しかし、神はあえて人の好まぬ者を選ばれることがある。それは従順を教えて聖め、みことばを受け入れる時に祝福するためである。

 

時が良くても悪くても神の言葉を直截に語るなら、人の感情は自分を庇うものであり、聖霊に触れられていなければ謙って従うことは難しいのである。

愛されていようと嫌われていようと、モーセは主に命じられたことだけを伝えて自分役割を果たす。それは、神との関係が常に変わることなく、確立していなければ出来ないことである。

 

人となられたイエスは、いつも山に登って祈っておられた。罪の世での痛みを癒やすために、御父との、親しいお交わりを楽しんでおられたのだと思う。
イエスほど孤独な人はいない。罪のまったく無い方を、どうして罪の人間が理解したり、心を一つにして交わることが出来るだろう。その間には永遠のいのちと、永遠の滅びを分けるほどの深い淵があるのだ。

孤独を感じる時に「イエスさま」と口にすると、深い慰めと元気をいただくのは、主が良く知っていてくださるからであろう。それゆえにキリスト者が孤独に悩むことはない。

 

モーセは人を遣わして、エリアブの子のダタンとアビラムとを呼び寄せようとしたが、彼らは言った。「われわれは行かない。(12)

 

彼らがモーセを拒絶したことで、それまでの執り成しは無になってしまった。
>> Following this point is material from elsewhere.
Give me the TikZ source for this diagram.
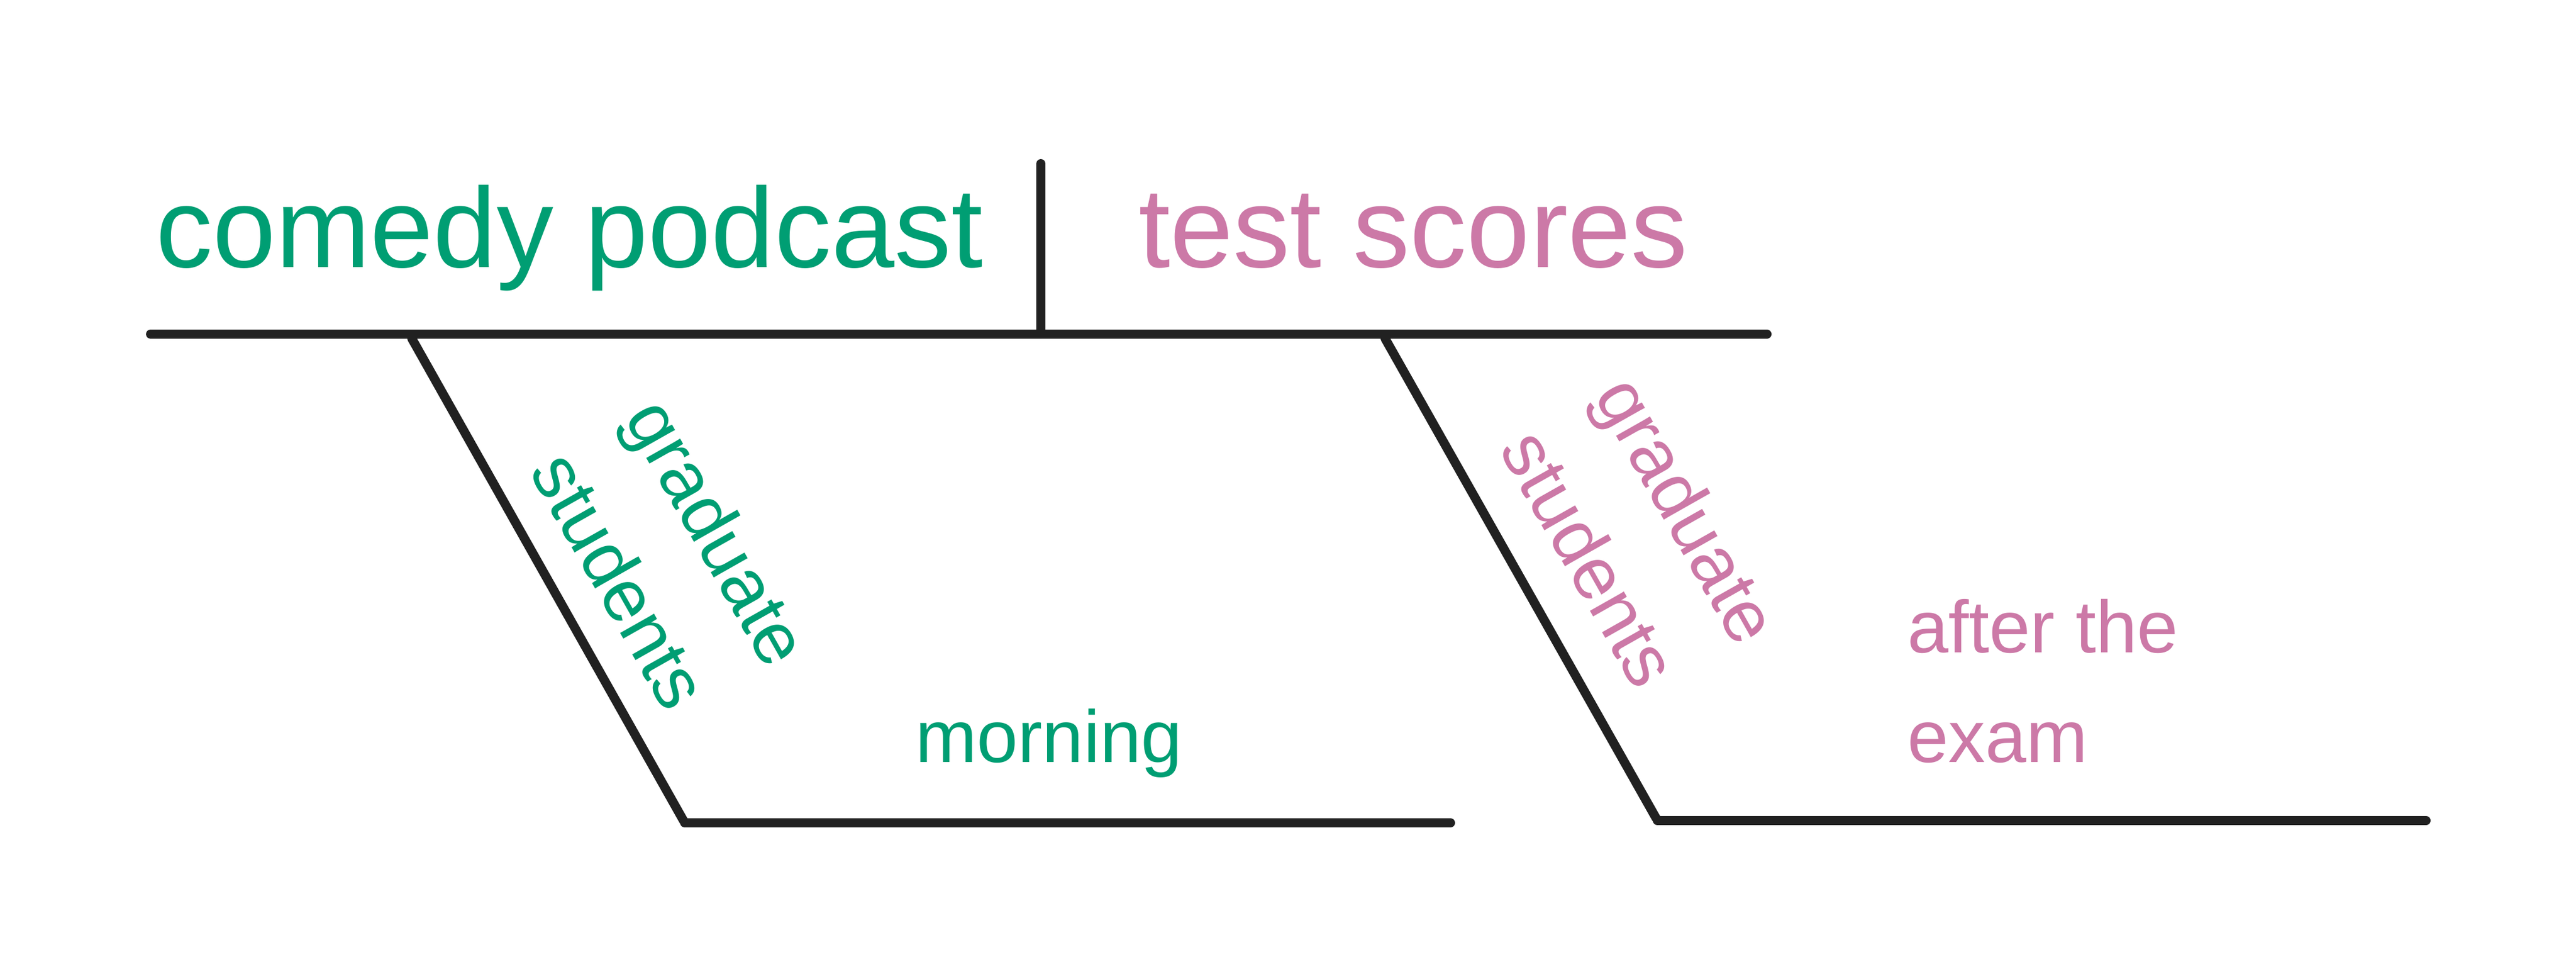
\documentclass[tikz,border=0pt]{standalone}
\usepackage{fontspec}
\setmainfont{Liberation Sans}
\definecolor{grn}{HTML}{009E73}
\definecolor{pnk}{HTML}{CC79A7}
\definecolor{ink}{HTML}{212121}
\begin{document}
\begin{tikzpicture}[x=0.1pt,y=-0.1pt,
  rule/.style={draw=ink,line width=1.6pt,line cap=round,line join=round},
  big/.style={inner sep=0pt,anchor=base west,font=\fontsize{20}{24}\selectfont},
  small/.style={inner sep=0pt,anchor=base west,font=\fontsize{13}{19.2}\selectfont},
  slant/.style={inner sep=0pt,anchor=center,align=left,rotate=-60.5,font=\fontsize{13}{19.2}\selectfont}]
\useasboundingbox[fill=white] (0,0) rectangle (4534,1713);
% coordinates
\coordinate (mL) at (265,588);
\coordinate (mR) at (3110,588);
\coordinate (dT) at (1832,288);
\coordinate (dB) at (1832,588);
\coordinate (s1T) at (725,596);
\coordinate (s1B) at (1203,1444);
\coordinate (b1L) at (1205,1448);
\coordinate (b1R) at (2553,1448);
\coordinate (s2T) at (2438,596);
\coordinate (s2B) at (2915,1440);
\coordinate (b2L) at (2917,1444);
\coordinate (b2R) at (4270,1444);
% lines
\draw[rule] (mL) -- (mR);
\draw[rule] (dT) -- (dB);
\draw[rule] (s1T) -- (s1B);
\draw[rule] (b1L) -- (b1R);
\draw[rule] (s2T) -- (s2B);
\draw[rule] (b2L) -- (b2R);
% texts
\node[big,text=grn] (subj) at (272,470) {comedy podcast};
\node[big,text=pnk] (pred) at (2002,470) {test scores};
\node[slant,text=grn] (mod1) at (1181,983) {graduate\\students};
\node[slant,text=pnk] (mod2) at (2888,944) {graduate\\students};
\node[small,text=grn] (adv1) at (1609,1341) {morning};
\node[small,text=pnk] (adv2a) at (3355,1148) {after the};
\node[small,text=pnk] (adv2b) at (3355,1341) {exam};
\end{tikzpicture}
\end{document}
彼らが口にした言葉を、神が聞いておられる。

サタンも聞いて不信仰な言葉は足台となり、心に張り付いて離れないのは、その言葉が悪魔どもには心地良いからである。また、不信仰な言葉の棘は聖霊を痛めつけるだろう。

 

逆に四面楚歌の中で、信頼して口にするみことばはサタンを追っ払い、主に信頼する者たちに力を得るための食卓が備えられる。

そう、聖霊の旨酒に酔うような、永遠に醒めることのないいのちの祝宴である。それは主を告白するみことばを語るたびに、繰り返されていることである。そこで見ているものは、約束の地の希望であり、顔と顔を合わせて主に見(まみ)える歓喜である。